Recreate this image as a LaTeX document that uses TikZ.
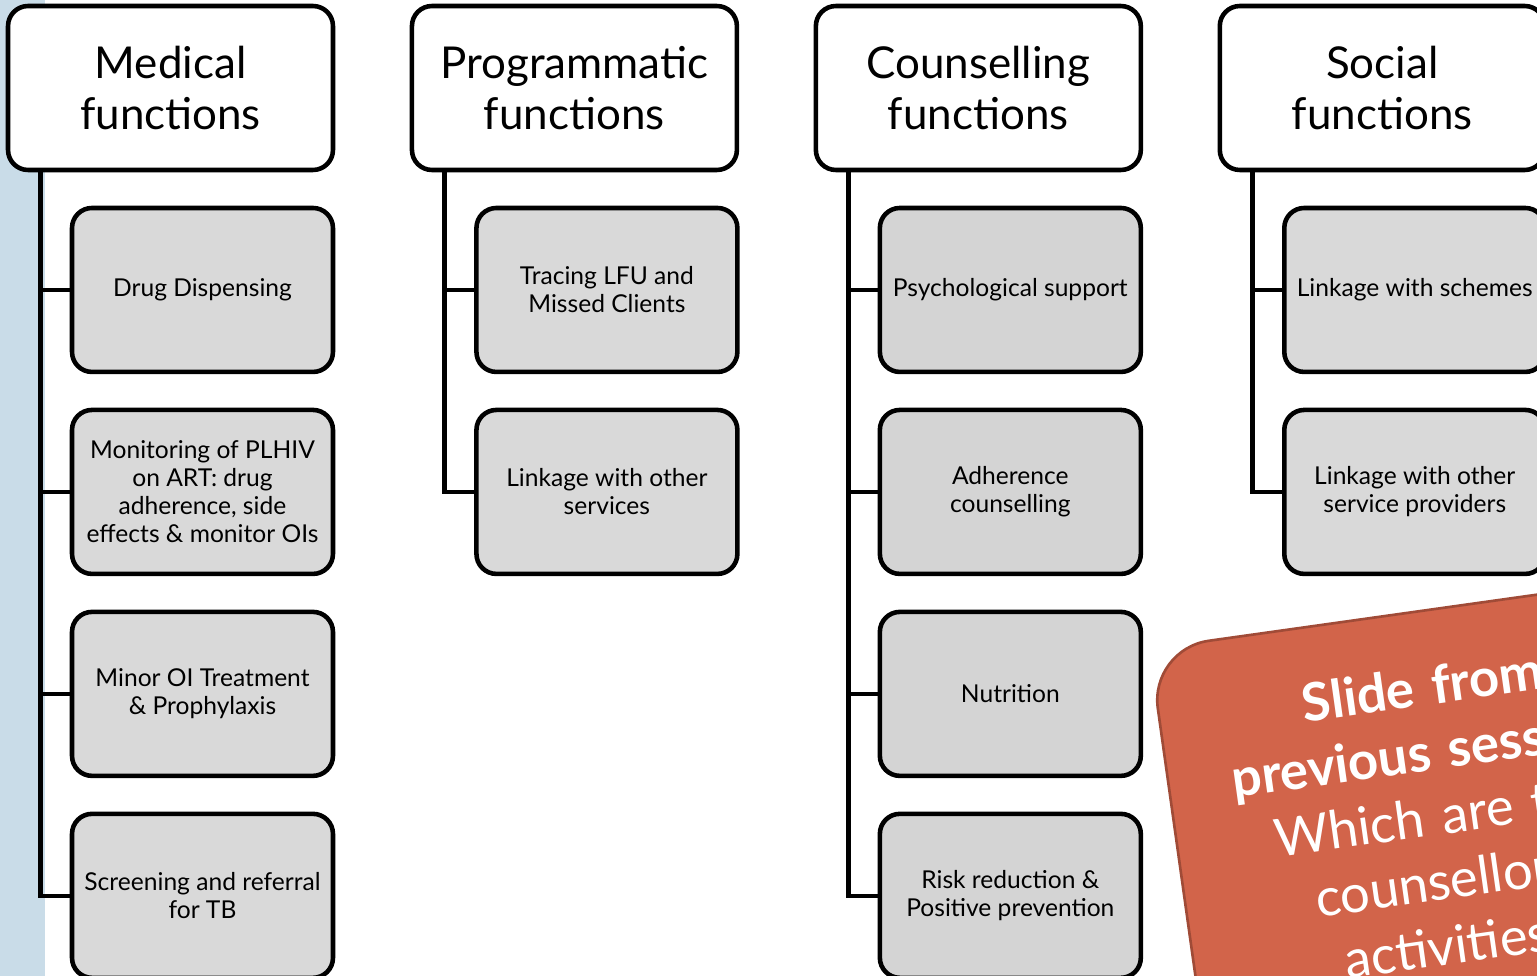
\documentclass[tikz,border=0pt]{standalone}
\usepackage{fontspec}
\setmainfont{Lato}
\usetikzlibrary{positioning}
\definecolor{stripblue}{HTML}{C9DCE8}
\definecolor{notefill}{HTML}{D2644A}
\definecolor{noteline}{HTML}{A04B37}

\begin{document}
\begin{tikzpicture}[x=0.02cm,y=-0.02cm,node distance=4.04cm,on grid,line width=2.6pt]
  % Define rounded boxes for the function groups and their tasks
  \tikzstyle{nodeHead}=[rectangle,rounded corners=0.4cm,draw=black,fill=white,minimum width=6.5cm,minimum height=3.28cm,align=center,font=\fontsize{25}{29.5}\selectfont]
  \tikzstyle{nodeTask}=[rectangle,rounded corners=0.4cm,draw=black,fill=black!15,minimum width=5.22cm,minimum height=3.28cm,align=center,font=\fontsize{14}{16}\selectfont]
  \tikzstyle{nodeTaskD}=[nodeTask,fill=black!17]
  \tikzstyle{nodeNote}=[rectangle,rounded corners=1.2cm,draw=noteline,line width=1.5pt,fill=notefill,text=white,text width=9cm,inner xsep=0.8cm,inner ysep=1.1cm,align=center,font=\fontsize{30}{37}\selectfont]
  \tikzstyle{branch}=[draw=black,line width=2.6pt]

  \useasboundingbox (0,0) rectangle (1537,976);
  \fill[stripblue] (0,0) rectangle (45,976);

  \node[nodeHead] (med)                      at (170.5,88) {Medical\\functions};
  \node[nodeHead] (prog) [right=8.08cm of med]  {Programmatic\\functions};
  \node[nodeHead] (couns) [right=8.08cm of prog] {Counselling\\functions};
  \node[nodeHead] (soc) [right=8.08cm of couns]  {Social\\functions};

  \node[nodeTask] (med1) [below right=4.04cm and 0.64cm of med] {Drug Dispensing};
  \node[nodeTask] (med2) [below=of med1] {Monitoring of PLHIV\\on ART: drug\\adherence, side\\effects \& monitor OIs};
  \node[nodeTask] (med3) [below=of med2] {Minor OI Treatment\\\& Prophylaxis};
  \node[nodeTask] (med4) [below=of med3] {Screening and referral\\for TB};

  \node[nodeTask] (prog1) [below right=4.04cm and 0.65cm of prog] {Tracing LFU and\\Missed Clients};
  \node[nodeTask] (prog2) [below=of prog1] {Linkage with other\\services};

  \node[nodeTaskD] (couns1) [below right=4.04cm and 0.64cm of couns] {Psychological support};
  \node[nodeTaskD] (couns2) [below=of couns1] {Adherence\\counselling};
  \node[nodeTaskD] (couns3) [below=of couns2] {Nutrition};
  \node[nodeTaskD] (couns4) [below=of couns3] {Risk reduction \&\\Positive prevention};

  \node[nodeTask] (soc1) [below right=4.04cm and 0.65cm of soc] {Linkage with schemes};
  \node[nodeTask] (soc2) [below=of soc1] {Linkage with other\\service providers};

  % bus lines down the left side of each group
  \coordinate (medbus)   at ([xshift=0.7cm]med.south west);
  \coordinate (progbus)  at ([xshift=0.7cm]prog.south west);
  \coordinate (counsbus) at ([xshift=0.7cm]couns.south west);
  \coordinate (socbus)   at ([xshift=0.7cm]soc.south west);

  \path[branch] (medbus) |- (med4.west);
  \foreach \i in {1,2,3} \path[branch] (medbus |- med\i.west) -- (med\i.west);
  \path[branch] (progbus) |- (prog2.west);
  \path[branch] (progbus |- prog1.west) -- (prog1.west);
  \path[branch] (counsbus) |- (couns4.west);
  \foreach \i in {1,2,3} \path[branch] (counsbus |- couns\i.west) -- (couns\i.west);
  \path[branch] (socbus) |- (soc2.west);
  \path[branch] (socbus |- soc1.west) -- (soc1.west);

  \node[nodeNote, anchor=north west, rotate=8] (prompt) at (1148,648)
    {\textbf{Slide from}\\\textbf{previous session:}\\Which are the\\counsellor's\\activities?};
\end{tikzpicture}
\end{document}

┄┄┄┄┄┄┄┄┄┄┄┄┄┄┄┄┄┄┄┄

# TASK DESCRIPTION:
Please reproduce the listing exactly from its opening line through the line that contains "(soc) [right=8.08cm of", both included, with all pictures omitted.

# ANSWER BELOW:
Recreate this image as a LaTeX document that uses TikZ.
\documentclass[tikz,border=0pt]{standalone}
\usepackage{fontspec}
\setmainfont{Lato}
\usetikzlibrary{positioning}
\definecolor{stripblue}{HTML}{C9DCE8}
\definecolor{notefill}{HTML}{D2644A}
\definecolor{noteline}{HTML}{A04B37}

\begin{document}
\begin{tikzpicture}[x=0.02cm,y=-0.02cm,node distance=4.04cm,on grid,line width=2.6pt]
  % Define rounded boxes for the function groups and their tasks
  \tikzstyle{nodeHead}=[rectangle,rounded corners=0.4cm,draw=black,fill=white,minimum width=6.5cm,minimum height=3.28cm,align=center,font=\fontsize{25}{29.5}\selectfont]
  \tikzstyle{nodeTask}=[rectangle,rounded corners=0.4cm,draw=black,fill=black!15,minimum width=5.22cm,minimum height=3.28cm,align=center,font=\fontsize{14}{16}\selectfont]
  \tikzstyle{nodeTaskD}=[nodeTask,fill=black!17]
  \tikzstyle{nodeNote}=[rectangle,rounded corners=1.2cm,draw=noteline,line width=1.5pt,fill=notefill,text=white,text width=9cm,inner xsep=0.8cm,inner ysep=1.1cm,align=center,font=\fontsize{30}{37}\selectfont]
  \tikzstyle{branch}=[draw=black,line width=2.6pt]

  \useasboundingbox (0,0) rectangle (1537,976);
  \fill[stripblue] (0,0) rectangle (45,976);

  \node[nodeHead] (med)                      at (170.5,88) {Medical\\functions};
  \node[nodeHead] (prog) [right=8.08cm of med]  {Programmatic\\functions};
  \node[nodeHead] (couns) [right=8.08cm of prog] {Counselling\\functions};
  \node[nodeHead] (soc) [right=8.08cm of couns]  {Social\\functions};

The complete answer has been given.